I have seen a lot of community money go down the Broadcom drain this month, at the tread of breaking a mission-critical platform's features by disabling a perpetual license, forcing a 9.5x license fee increase. Criminal.
Basically they are telling people whose support contract expired to stop using/installing newer patches (that they received/downloaded from "somewhere")
Doesn't sound too unreasonable to me...
If you prefer to run without support, you can of course still do that. But don't install newer patches then.
Ahh, you've read the article... Where's the fun in that! :-)
My minor personal grief is that I've had perpetual licenses for vsphere 6. In the transition to broadcom account, those have completely and utterly disappeared - if you read the details of 3rd level FAQ, by design. Ah well!
I think lawyers will decide whether they are dishonoring obligations or not.
The real tragedy to me is the loss of access for non massive customers. Vmware was smart to build a slope of adoption, from individual techies with curiosity and home labs, to small shops with simple needs, all the way through massive governmental or multinational behemoths. That ramp-up is being dismantled. They can ride current crop of enterprise customers for a long time -- but where is next batch going to come from? Which techies in which company in 10 years,who don't already have pervasive vmware footprint, will even begin to consider it?

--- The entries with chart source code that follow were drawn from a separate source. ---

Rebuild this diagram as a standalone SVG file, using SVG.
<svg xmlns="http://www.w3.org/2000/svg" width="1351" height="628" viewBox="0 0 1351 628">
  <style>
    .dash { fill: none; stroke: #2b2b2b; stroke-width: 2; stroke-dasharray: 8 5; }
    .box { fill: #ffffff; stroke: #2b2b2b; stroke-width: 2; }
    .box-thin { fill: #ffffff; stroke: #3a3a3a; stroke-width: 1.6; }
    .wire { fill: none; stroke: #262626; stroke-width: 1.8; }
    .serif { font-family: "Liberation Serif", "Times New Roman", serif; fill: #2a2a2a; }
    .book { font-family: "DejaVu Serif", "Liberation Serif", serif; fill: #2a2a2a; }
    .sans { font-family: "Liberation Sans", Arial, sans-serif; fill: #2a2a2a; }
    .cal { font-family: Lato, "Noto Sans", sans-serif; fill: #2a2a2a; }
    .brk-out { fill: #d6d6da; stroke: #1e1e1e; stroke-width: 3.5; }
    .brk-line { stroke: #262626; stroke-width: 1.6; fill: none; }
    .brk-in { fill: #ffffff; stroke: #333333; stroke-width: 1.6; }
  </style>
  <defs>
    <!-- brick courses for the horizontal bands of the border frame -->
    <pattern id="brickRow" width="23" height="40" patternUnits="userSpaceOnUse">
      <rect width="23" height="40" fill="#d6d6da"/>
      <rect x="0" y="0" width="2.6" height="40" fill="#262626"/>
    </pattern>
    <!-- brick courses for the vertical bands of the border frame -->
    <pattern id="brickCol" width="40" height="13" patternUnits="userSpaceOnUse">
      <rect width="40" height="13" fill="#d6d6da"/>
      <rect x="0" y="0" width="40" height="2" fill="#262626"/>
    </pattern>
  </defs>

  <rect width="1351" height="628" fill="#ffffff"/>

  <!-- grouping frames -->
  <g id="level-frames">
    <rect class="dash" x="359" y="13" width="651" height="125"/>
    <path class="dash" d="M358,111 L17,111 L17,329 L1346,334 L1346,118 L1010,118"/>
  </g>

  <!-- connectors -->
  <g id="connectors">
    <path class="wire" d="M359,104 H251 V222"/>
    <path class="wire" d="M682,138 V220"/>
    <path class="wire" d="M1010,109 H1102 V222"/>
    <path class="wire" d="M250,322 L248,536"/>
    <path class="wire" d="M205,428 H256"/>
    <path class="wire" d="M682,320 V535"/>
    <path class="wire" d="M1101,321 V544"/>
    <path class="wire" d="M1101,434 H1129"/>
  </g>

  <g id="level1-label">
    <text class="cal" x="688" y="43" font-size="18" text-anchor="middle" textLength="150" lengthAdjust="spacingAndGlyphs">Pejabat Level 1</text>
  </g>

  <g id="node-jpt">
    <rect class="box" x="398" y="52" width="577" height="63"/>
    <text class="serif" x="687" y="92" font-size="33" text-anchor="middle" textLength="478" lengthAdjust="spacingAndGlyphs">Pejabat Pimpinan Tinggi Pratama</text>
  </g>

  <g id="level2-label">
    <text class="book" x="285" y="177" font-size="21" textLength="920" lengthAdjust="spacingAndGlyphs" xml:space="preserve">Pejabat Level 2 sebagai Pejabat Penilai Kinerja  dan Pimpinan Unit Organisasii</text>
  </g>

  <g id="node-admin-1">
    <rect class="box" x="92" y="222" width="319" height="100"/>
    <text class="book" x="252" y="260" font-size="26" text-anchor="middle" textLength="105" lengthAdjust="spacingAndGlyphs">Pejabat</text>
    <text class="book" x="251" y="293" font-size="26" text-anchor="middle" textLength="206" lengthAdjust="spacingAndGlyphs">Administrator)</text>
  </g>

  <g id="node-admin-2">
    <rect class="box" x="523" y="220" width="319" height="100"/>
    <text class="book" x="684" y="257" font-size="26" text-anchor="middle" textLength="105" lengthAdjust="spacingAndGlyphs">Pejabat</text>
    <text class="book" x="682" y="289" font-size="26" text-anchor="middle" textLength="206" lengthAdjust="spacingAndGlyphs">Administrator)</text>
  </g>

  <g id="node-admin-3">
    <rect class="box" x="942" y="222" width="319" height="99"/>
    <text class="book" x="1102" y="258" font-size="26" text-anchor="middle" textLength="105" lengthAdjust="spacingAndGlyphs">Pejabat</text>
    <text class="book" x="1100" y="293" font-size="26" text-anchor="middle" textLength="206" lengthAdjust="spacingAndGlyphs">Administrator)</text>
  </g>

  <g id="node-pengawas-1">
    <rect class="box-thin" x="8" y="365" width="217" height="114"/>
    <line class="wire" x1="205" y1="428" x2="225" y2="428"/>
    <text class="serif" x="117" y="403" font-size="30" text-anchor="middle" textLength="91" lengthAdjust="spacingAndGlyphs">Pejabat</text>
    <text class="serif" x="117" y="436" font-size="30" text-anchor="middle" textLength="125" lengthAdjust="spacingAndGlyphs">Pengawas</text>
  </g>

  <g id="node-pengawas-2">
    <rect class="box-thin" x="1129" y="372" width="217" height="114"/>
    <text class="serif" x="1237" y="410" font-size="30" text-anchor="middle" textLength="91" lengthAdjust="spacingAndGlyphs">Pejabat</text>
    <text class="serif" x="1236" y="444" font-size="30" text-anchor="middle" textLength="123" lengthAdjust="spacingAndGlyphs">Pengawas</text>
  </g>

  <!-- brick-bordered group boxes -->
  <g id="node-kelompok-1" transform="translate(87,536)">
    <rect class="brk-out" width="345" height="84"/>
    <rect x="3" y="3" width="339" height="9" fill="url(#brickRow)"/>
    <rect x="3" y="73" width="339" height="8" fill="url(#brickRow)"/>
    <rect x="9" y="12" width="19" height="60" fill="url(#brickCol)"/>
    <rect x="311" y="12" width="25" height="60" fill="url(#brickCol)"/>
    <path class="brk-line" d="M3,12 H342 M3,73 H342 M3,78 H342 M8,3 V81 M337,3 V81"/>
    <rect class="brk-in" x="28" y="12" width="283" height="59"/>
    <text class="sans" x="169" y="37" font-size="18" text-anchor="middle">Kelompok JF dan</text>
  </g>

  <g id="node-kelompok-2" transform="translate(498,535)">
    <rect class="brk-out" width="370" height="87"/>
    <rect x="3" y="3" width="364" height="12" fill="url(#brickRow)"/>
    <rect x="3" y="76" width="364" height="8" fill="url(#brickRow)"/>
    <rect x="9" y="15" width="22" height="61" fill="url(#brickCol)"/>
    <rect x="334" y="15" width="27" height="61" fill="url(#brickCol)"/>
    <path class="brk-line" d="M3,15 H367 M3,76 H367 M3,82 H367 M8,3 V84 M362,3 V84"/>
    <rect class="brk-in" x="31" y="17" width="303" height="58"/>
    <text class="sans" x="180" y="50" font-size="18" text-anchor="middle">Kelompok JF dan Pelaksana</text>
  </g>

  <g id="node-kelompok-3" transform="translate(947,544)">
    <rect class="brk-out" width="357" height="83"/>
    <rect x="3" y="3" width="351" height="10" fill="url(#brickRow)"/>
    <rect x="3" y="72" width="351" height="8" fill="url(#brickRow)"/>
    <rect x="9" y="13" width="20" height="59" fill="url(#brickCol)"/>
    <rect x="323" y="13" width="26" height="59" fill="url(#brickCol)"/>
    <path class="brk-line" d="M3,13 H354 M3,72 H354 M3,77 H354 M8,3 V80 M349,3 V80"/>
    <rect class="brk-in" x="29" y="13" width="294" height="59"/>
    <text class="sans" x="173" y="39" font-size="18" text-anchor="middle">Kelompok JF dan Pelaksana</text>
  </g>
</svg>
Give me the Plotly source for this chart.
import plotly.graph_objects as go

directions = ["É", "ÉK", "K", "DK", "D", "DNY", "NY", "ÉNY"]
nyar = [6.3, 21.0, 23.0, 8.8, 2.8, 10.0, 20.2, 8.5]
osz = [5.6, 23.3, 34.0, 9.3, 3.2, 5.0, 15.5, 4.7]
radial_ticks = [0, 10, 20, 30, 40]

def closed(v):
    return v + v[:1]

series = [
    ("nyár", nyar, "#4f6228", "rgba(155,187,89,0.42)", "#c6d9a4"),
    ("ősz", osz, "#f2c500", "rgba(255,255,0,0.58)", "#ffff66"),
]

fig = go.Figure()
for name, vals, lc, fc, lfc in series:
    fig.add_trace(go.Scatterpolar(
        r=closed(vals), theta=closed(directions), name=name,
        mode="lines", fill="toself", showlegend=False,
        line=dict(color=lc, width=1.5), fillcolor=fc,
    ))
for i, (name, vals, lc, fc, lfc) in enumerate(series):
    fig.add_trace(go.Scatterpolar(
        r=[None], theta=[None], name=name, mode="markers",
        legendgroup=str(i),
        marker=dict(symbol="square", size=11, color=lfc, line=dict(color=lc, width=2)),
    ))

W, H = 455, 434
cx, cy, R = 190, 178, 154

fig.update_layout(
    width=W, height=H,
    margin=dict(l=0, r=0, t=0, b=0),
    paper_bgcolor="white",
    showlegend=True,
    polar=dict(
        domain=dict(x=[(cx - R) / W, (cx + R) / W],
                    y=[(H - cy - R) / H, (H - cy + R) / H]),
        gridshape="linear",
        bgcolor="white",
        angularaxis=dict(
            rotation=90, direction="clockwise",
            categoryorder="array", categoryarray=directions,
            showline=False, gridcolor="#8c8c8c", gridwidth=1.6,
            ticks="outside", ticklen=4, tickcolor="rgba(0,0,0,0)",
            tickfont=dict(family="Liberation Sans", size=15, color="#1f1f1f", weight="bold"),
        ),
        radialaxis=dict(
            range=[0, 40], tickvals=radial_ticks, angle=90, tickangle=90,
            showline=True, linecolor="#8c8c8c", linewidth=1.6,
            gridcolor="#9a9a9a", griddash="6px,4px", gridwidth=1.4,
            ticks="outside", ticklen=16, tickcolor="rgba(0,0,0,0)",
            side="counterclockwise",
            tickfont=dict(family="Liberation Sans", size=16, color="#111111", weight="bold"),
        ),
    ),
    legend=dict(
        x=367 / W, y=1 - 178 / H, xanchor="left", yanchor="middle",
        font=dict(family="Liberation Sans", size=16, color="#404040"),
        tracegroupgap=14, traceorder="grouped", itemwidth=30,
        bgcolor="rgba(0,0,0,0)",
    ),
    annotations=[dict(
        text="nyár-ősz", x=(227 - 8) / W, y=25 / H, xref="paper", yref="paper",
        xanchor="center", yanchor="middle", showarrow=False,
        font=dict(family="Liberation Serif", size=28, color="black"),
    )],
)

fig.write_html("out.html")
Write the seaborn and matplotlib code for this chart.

correct me if I'm wrong, but the perpetual licenses under VMware also came with the requirement that you only get patches/updates as long as you pay for a support contract, right?
"perpetual" basically meant that your license doesn't suddenly expire, not that you get free lifetime patches/updates
Agreed. But my account no longer has any mention, visibility, or indication that my perpetual licenses ever existed. No record of purchase. No ability to download. No ability to obtain and check your license.
I'm pretty sure "lifetime license" never meant what you think it did.
It just meant that the license itself doesn't suddenly expire (and render your VMware environment useless/non-working). It didn't mean that you get lifetime free updates. That was always tied to a support contract.
Moving to either proxmox or incus is the best choice for any business right now. Both are open source and offer enterprise plan, which is probably way less than VMware
I can’t speak to Incus but IIRC Proxmox isn’t a supported hypervisor for Red Hat deployments. I’m a fan, and I run it in my home lab, but that might be an issue in a business context if you’re running RHEL.
I have never heard of an acquisition go so badly as VMware. Thousands of links broken across the internet as the VMware forums are gone, same thing with the manuals. Broadcom is unable to make sales of new licenses because their internal migration of the user database didn't work. Just all avoidable errors.
I remember hearing how Broadcom would likely gut VMware once it got ahold of it, but this almost seems worse. I imagine it would also have been bad if the Qualcomm deal had gone through.
Their roots are in Hewlett-Packard, so I suppose this isn't that surprising.
I am not trying to be difficult - I know that I can now download VMware for both Windows and Mac, and two years ago I could not. And yet the article refers to ridiculous licensing fees and licenses.
Who needs to license, are there multiple products with the same name, and what "audit rights" are given to someone who installs the VMWare Pro player on their laptop?
I believe they made their consumer offering free for personal use, but their business offering prices went through the roof. That’s where all the problems are.
There's probably a substantial opportunity here for a consultant team to specialize in migrating VMs off this platform.